[GOAL]
Start at the line containing "Recreate this image as a LaTeX", stop at the line containing "(301,43) -- (321,43);", and please reproduce every line in between, both ends included, without pictures.

━━━━━━━━━━━━━━━━━━━━

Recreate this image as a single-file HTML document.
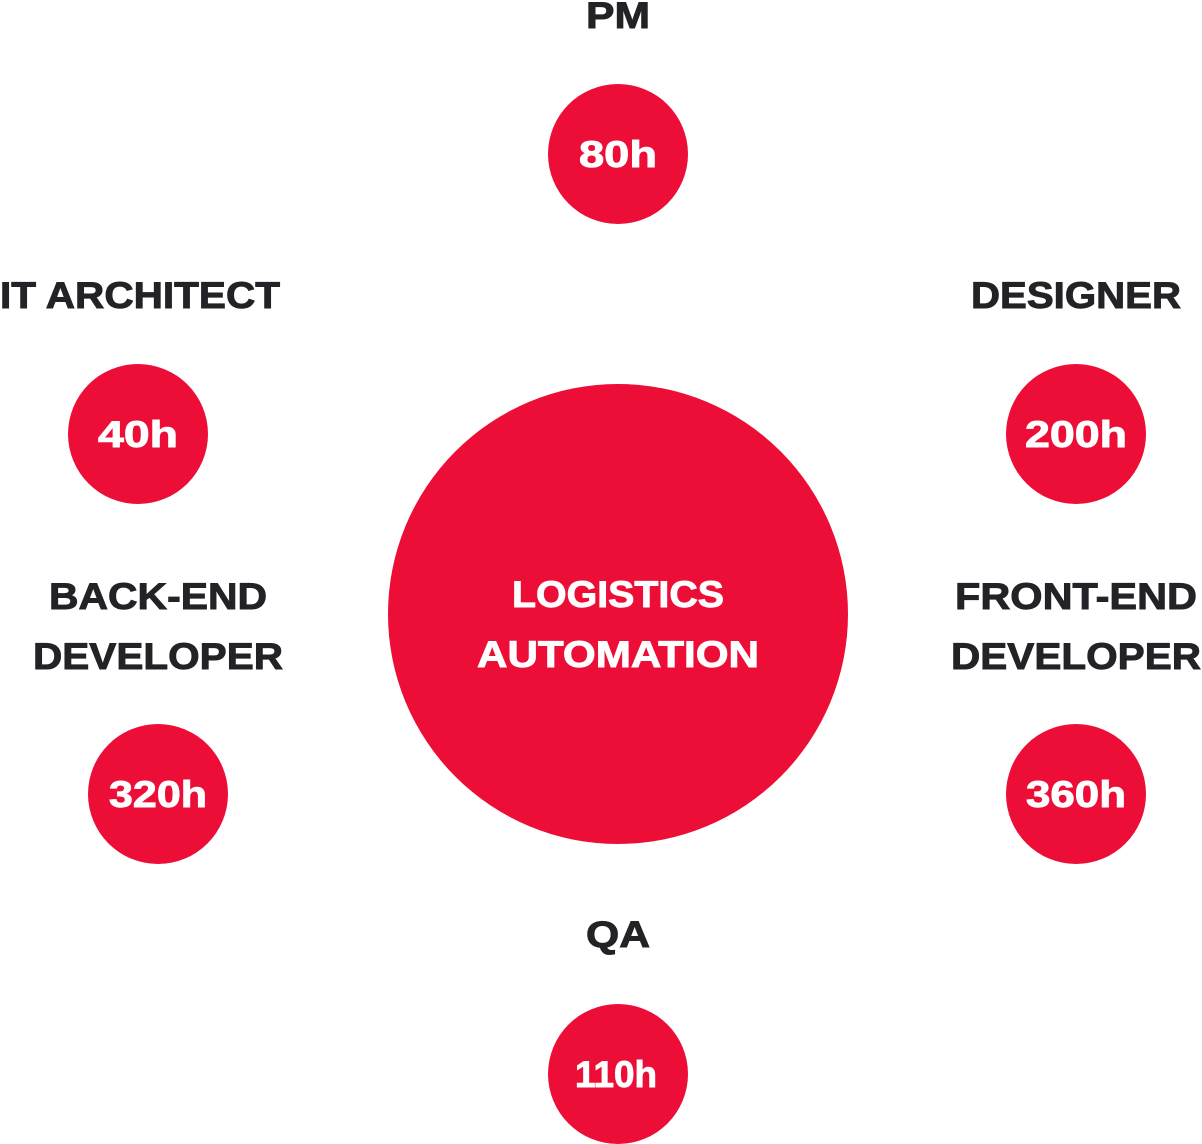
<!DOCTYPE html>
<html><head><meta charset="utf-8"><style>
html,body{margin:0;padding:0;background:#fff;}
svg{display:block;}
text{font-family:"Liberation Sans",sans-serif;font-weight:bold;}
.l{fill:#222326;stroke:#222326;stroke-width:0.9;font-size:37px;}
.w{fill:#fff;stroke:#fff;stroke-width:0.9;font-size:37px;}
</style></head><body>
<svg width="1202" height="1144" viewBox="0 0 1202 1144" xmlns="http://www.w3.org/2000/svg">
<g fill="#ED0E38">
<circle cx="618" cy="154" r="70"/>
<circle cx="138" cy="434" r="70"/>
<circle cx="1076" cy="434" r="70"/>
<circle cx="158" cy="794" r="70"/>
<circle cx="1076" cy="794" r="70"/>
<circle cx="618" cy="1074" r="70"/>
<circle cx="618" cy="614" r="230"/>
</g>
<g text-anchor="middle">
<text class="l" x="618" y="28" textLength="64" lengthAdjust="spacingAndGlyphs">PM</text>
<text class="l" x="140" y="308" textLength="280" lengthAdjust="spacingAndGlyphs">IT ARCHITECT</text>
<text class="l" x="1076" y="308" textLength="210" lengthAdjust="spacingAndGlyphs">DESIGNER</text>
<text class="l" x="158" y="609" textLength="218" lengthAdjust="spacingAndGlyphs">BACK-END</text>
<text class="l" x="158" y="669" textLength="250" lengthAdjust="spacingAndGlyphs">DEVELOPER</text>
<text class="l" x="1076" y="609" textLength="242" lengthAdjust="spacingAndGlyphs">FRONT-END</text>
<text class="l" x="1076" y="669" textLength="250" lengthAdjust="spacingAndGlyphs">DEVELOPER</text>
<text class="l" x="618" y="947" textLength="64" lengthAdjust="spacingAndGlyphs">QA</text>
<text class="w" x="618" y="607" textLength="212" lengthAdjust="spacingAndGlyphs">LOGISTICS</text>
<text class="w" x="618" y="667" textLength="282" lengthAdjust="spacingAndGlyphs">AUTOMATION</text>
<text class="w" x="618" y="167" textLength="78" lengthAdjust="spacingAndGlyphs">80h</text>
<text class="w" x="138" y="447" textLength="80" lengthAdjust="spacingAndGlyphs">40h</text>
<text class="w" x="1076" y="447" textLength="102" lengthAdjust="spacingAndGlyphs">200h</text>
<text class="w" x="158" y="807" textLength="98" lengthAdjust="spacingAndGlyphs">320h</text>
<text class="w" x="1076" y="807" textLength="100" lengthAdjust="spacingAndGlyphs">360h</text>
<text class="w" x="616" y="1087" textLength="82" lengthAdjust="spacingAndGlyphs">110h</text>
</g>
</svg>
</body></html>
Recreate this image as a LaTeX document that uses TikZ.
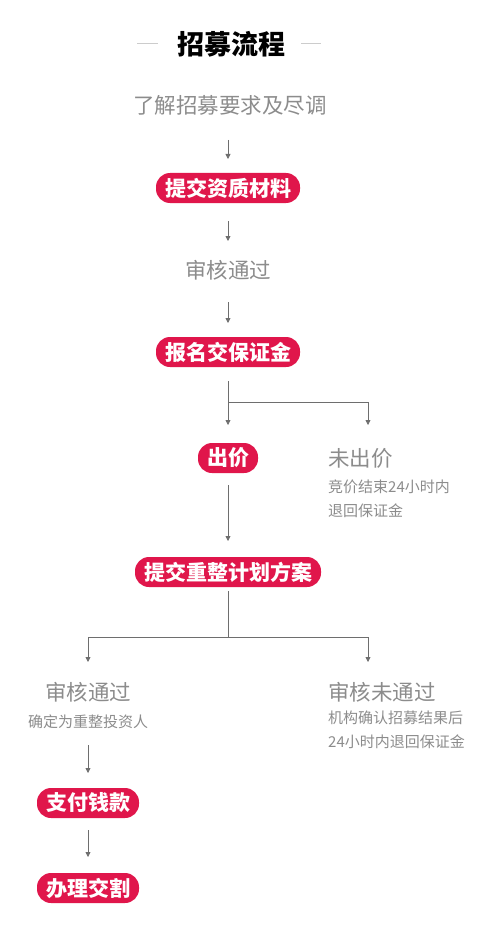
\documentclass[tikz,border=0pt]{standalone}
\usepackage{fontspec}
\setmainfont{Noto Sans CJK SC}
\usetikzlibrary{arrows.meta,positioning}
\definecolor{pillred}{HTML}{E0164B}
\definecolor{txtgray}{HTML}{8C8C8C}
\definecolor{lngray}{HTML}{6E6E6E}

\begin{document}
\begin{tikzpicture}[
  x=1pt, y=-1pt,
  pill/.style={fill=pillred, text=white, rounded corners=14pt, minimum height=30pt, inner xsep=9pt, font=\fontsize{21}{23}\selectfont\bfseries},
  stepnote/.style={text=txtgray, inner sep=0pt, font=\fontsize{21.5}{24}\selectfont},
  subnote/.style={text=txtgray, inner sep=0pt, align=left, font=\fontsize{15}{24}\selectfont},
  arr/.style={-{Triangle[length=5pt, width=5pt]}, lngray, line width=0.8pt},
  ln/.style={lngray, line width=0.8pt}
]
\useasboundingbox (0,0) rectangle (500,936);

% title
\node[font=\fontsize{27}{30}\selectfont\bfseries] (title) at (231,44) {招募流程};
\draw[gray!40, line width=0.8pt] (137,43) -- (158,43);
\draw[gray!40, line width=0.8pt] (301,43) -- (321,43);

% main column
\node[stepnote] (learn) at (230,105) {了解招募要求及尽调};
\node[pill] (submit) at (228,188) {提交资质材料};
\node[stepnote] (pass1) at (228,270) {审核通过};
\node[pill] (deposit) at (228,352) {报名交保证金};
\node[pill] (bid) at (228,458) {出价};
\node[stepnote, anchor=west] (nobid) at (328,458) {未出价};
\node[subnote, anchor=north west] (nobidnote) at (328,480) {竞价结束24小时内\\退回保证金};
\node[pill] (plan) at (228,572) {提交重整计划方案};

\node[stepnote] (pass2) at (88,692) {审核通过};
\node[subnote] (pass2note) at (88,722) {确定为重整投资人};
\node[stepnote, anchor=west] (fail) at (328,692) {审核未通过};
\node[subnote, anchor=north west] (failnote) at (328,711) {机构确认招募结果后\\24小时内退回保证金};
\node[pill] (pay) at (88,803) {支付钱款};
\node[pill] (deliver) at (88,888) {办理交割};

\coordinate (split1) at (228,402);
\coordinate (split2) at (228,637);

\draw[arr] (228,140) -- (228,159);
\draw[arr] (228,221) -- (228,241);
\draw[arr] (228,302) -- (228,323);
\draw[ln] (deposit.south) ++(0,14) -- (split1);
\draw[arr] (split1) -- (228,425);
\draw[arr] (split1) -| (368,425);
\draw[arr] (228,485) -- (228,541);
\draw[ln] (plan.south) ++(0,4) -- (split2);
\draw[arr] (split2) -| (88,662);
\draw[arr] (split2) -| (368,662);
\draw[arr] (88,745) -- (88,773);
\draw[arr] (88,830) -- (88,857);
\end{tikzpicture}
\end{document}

━━━━━━━━━━━━━━━━━━━━

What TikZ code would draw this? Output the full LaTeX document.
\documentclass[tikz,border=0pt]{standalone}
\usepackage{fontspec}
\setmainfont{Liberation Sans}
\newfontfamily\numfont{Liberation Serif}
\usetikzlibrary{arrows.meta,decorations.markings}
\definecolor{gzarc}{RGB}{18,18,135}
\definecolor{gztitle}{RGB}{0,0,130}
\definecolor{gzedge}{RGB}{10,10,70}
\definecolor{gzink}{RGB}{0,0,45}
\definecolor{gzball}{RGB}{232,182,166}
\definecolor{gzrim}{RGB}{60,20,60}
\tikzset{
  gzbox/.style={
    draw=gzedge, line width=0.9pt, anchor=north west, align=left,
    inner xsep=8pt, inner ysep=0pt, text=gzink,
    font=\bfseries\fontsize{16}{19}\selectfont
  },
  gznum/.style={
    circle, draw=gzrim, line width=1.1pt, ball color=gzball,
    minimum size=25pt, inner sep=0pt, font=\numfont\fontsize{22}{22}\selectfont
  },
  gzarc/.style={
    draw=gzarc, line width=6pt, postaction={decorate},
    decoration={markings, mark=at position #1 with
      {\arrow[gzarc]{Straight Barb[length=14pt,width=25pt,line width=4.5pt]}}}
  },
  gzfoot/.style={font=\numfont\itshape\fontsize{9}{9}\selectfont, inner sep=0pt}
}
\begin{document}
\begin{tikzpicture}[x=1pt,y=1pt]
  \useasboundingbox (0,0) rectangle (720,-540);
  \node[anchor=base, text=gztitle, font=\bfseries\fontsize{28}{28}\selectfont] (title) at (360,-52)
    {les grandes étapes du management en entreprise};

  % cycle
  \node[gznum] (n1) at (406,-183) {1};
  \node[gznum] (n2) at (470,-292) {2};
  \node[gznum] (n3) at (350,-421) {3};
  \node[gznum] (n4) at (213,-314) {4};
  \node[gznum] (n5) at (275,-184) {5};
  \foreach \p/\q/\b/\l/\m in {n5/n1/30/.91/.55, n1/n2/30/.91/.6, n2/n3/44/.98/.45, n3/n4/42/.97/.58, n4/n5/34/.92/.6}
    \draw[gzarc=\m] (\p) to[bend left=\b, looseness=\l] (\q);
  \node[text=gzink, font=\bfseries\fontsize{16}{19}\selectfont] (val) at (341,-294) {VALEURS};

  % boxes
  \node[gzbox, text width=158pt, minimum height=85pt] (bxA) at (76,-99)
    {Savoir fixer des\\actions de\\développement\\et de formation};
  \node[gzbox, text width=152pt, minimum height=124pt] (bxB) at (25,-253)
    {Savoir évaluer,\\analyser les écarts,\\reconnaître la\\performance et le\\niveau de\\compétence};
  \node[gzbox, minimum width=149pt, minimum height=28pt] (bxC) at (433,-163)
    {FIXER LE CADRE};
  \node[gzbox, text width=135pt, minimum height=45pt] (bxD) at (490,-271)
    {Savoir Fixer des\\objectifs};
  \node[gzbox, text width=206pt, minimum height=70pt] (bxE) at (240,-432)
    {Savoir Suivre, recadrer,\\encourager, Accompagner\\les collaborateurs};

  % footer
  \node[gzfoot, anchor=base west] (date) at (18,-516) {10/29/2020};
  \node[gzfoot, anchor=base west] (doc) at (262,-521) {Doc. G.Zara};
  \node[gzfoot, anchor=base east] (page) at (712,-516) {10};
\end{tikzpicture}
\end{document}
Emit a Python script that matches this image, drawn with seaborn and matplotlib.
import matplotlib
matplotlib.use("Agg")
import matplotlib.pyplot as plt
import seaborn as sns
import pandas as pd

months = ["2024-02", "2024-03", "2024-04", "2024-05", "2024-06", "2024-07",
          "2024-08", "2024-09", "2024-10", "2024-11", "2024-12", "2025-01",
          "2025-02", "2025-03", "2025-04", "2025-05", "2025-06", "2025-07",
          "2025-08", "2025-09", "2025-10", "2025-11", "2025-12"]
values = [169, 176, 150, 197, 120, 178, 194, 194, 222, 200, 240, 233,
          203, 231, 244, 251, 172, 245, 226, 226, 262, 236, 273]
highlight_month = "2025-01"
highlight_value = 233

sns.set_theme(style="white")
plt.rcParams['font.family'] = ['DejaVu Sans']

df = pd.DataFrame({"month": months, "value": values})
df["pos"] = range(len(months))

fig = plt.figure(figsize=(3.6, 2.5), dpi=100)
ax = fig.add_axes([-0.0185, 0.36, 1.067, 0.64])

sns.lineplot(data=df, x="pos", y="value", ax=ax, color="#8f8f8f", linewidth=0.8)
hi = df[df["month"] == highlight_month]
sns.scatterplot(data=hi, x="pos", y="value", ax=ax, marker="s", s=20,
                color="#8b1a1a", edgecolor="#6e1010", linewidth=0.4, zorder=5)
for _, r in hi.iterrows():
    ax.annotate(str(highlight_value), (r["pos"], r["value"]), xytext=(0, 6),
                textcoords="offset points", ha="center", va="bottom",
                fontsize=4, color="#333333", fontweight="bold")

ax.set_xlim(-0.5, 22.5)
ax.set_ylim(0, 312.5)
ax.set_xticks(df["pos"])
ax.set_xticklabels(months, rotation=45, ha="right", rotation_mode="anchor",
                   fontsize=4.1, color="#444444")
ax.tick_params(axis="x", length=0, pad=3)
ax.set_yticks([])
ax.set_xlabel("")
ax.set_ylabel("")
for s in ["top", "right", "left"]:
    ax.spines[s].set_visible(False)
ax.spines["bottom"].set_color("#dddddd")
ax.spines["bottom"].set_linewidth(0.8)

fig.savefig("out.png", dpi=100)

━━━━━━━━━━━━━━━━━━━━

[RESPONSE TO THIS TASK]
Recreate this image as a LaTeX document that uses TikZ.
\documentclass[tikz,border=0pt]{standalone}
\usepackage{fontspec}
\setmainfont{Noto Sans CJK SC}
\usetikzlibrary{arrows.meta,positioning}
\definecolor{pillred}{HTML}{E0164B}
\definecolor{txtgray}{HTML}{8C8C8C}
\definecolor{lngray}{HTML}{6E6E6E}

\begin{document}
\begin{tikzpicture}[
  x=1pt, y=-1pt,
  pill/.style={fill=pillred, text=white, rounded corners=14pt, minimum height=30pt, inner xsep=9pt, font=\fontsize{21}{23}\selectfont\bfseries},
  stepnote/.style={text=txtgray, inner sep=0pt, font=\fontsize{21.5}{24}\selectfont},
  subnote/.style={text=txtgray, inner sep=0pt, align=left, font=\fontsize{15}{24}\selectfont},
  arr/.style={-{Triangle[length=5pt, width=5pt]}, lngray, line width=0.8pt},
  ln/.style={lngray, line width=0.8pt}
]
\useasboundingbox (0,0) rectangle (500,936);

% title
\node[font=\fontsize{27}{30}\selectfont\bfseries] (title) at (231,44) {招募流程};
\draw[gray!40, line width=0.8pt] (137,43) -- (158,43);
\draw[gray!40, line width=0.8pt] (301,43) -- (321,43);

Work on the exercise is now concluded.